Players aren't being left entirely to their own devices though, with the club committing to the formation of the Wanderers Women's Academy.
Focusing on players in the under 20s age group, Cooper said the club will continue to provide advancement opportunities for players without the travel requirement.
The Academy will be open not only to ex-Wanderers players, but to all local senior women.
"We're really impressed by the work from Football Wagga in establishing the junior girl's Academy, Football Wagga have created a pathway for junior girls who exit out of our SAP program," he said.

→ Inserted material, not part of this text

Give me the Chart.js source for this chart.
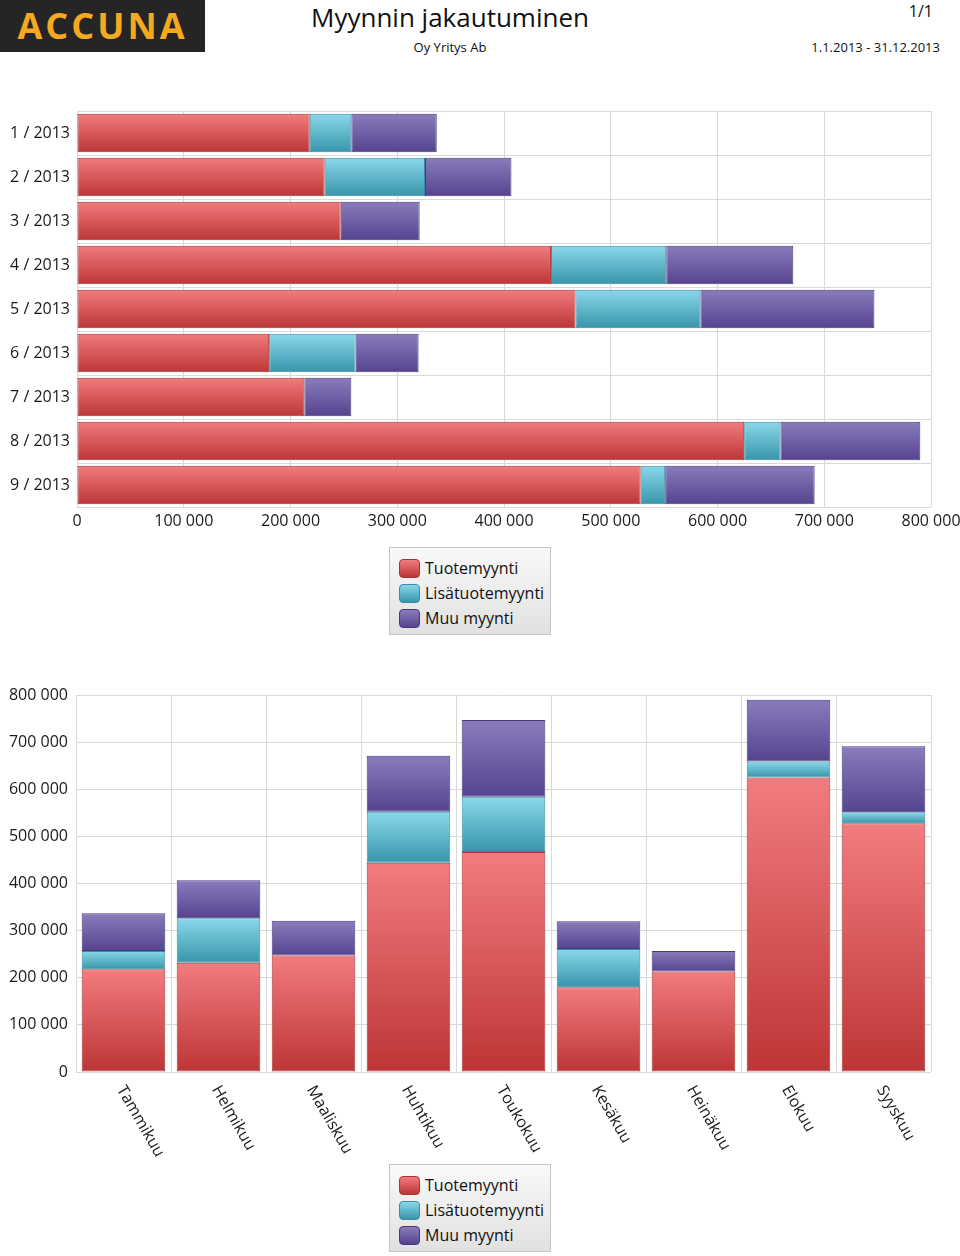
<!DOCTYPE html>
<html>
<head>
<meta charset="utf-8">
<script src="https://cdn.jsdelivr.net/npm/chart.js@4.4.0/dist/chart.umd.min.js"></script>
<style>
body { margin: 0; width: 960px; height: 1256px; position: relative; background: #fff; font-family: "Open Sans", sans-serif; overflow: hidden; color: #111; }
.logo { position: absolute; left: 0; top: 0; width: 205px; height: 52px; background: #252525; color: #f6a821; font: bold 36px "Open Sans", sans-serif; letter-spacing: 3px; text-align: center; line-height: 52px; }
.title { position: absolute; left: 250px; width: 400px; top: -1px; text-align: center; font-size: 26px; }
.company { position: absolute; left: 350px; width: 200px; top: 38px; text-align: center; font-size: 13px; }
.page { position: absolute; right: 27px; top: 0; font-size: 16px; }
.period { position: absolute; right: 20px; top: 38px; font-size: 13px; }
canvas { position: absolute; left: 0; }
.legend { position: absolute; left: 389px; width: 160px; height: 86px; border: 1px solid #c4c4c4; background: linear-gradient(#f9f9f9, #e1e1e1); }
.legend div { position: absolute; left: 9px; height: 22px; line-height: 22px; font-size: 16px; white-space: nowrap; }
.legend span { display: inline-block; width: 21px; height: 19px; border-radius: 4px; vertical-align: -4px; margin-right: 5px; box-sizing: border-box; }
</style>
</head>
<body>
<div class="logo">ACCUNA</div>
<div class="title">Myynnin jakautuminen</div>
<div class="company">Oy Yritys Ab</div>
<div class="page">1/1</div>
<div class="period">1.1.2013 - 31.12.2013</div>

<canvas id="barChart" width="960" height="440" style="top:100px"></canvas>
<div class="legend" id="legend1" style="top:547px"></div>
<canvas id="columnChart" width="960" height="480" style="top:680px"></canvas>
<div class="legend" id="legend2" style="top:1164px"></div>

<script>
const periods = ['1 / 2013', '2 / 2013', '3 / 2013', '4 / 2013', '5 / 2013', '6 / 2013', '7 / 2013', '8 / 2013', '9 / 2013'];
const monthNames = ['Tammikuu', 'Helmikuu', 'Maaliskuu', 'Huhtikuu', 'Toukokuu', 'Kesäkuu', 'Heinäkuu', 'Elokuu', 'Syyskuu'];
const seriesNames = ['Tuotemyynti', 'Lisätuotemyynti', 'Muu myynti'];

const tuotemyynti = [218000, 232000, 247000, 444000, 467000, 180000, 213000, 625000, 528000];
const lisatuotemyynti = [39000, 94000, null, 108000, 117000, 81000, null, 34000, 23000];
const muuMyynti = [80000, 81000, 74000, 119000, 163000, 59000, 44000, 131000, 140000];

const AXIS_MAX = 800000;
const AXIS_STEP = 100000;

// gradient top / bottom and outline for each series
const topColors = ['#f17c7f', '#8ad8ea', '#8a7cbc'];
const bottomColors = ['#bd3535', '#3895aa', '#56438f'];
const lineColors = ['#a93434', '#3a8ca2', '#463a7c'];

const tickColor = '#1a1a1a';
const gridColor = '#d9d9d9';
const tickFont = { family: '"Open Sans", sans-serif', size: 16 };

function fmt(v) {
    return String(v).replace(/\B(?=(\d{3})+(?!\d))/g, ' ');
}

function makeDatasets() {
    const values = [tuotemyynti, lisatuotemyynti, muuMyynti];
    return values.map((data, i) => ({
        label: seriesNames[i],
        data: data.slice(),
        backgroundColor: () => bottomColors[i],   // scriptable so each bar gets its own options
        borderColor: lineColors[i],
        borderWidth: 1,
        borderSkipped: false,
        barPercentage: 0.88,
        categoryPercentage: 1.0
    }));
}

// replace flat fills with a top-to-bottom gradient per bar segment
const gradientPlugin = {
    id: 'gradients',
    beforeDatasetsDraw(chart) {
        const ctx = chart.ctx;
        const horizontal = chart.options.indexAxis === 'y';
        chart.data.datasets.forEach((ds, d) => {
            chart.getDatasetMeta(d).data.forEach(bar => {
                let top, bottom;
                if (horizontal) {
                    top = bar.y - bar.height / 2;
                    bottom = bar.y + bar.height / 2;
                } else {
                    top = Math.min(bar.y, bar.base);
                    bottom = Math.max(bar.y, bar.base);
                }
                if (!isFinite(top) || !isFinite(bottom) || bottom - top < 1) return;
                const g = ctx.createLinearGradient(0, top, 0, bottom);
                g.addColorStop(0, topColors[d]);
                g.addColorStop(1, bottomColors[d]);
                bar.options.backgroundColor = g;
            });
        });
    }
};

// month names slanted downwards to the right
const slantLabels = {
    id: 'slantLabels',
    afterDraw(chart) {
        const xs = chart.scales.x;
        const ctx = chart.ctx;
        ctx.save();
        ctx.font = '16px "Open Sans", sans-serif';
        ctx.fillStyle = tickColor;
        ctx.textAlign = 'left';
        ctx.textBaseline = 'middle';
        xs.ticks.forEach((t, i) => {
            ctx.save();
            ctx.translate(xs.getPixelForTick(i) - 3, chart.chartArea.bottom + 15);
            ctx.rotate(Math.PI / 3);
            ctx.fillText(chart.data.labels[i], 0, 0);
            ctx.restore();
        });
        ctx.restore();
    }
};

const valueScale = {
    stacked: true,
    min: 0,
    max: AXIS_MAX,
    ticks: { stepSize: AXIS_STEP, callback: fmt, color: tickColor, font: tickFont, maxRotation: 0 },
    grid: { color: gridColor, drawTicks: false },
    border: { display: false }
};

new Chart(document.getElementById('barChart').getContext('2d'), {
    type: 'bar',
    data: { labels: periods, datasets: makeDatasets() },
    options: {
        indexAxis: 'y',
        responsive: false,
        animation: false,
        layout: { padding: { top: 11, right: 29, left: 0, bottom: 0 } },
        plugins: { legend: { display: false }, tooltip: { enabled: false } },
        scales: {
            x: Object.assign({}, valueScale, {
                ticks: Object.assign({}, valueScale.ticks, { padding: 5 }),
                afterFit: s => { s.height = 33; s.paddingLeft = 0; s.paddingRight = 0; }
            }),
            y: {
                stacked: true,
                ticks: { color: tickColor, font: tickFont, padding: 7 },
                grid: { color: gridColor, drawTicks: false, offset: true },
                border: { display: false },
                afterFit: s => { s.width = 77; s.paddingTop = 0; s.paddingBottom = 0; }
            }
        }
    },
    plugins: [gradientPlugin]
});

new Chart(document.getElementById('columnChart').getContext('2d'), {
    type: 'bar',
    data: { labels: monthNames, datasets: makeDatasets() },
    options: {
        responsive: false,
        animation: false,
        layout: { padding: { top: 15, right: 29, left: 0, bottom: 0 } },
        plugins: { legend: { display: false }, tooltip: { enabled: false } },
        scales: {
            x: {
                stacked: true,
                ticks: { display: false },
                grid: { color: gridColor, drawTicks: false, offset: true },
                border: { display: false },
                afterFit: s => { s.height = 88; s.paddingLeft = 0; s.paddingRight = 0; }
            },
            y: Object.assign({}, valueScale, {
                ticks: Object.assign({}, valueScale.ticks, { padding: 8 }),
                afterFit: s => { s.width = 76; s.paddingTop = 0; s.paddingBottom = 0; }
            })
        }
    },
    plugins: [gradientPlugin, slantLabels]
});

// legends built from the series names
['legend1', 'legend2'].forEach(id => {
    const box = document.getElementById(id);
    seriesNames.forEach((name, i) => {
        const row = document.createElement('div');
        row.style.top = (9 + i * 25) + 'px';
        const sw = document.createElement('span');
        sw.style.background = 'linear-gradient(' + topColors[i] + ',' + bottomColors[i] + ')';
        sw.style.border = '1px solid ' + lineColors[i];
        row.appendChild(sw);
        row.appendChild(document.createTextNode(name));
        box.appendChild(row);
    });
});
</script>
</body>
</html>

"This year they've got teams up to under 16s, but what we've identified though is that there's a pathway for boys locally past that age to go into the Wanderers, into a different competitive environment, and so the idea of the Women's Academy would be to provide a pathway to a players at the moment we're thinking under 20s players, catch the players that come out of under 16 and we're hopeful in a couple of years that might grow into separate 18s and 20s, depending on the number of players that are interested."
While it's still very early days, Cooper said he'd like to see these programs, run both by Football Wagga and Wanderers, help revive the Wanderers teams for future seasons.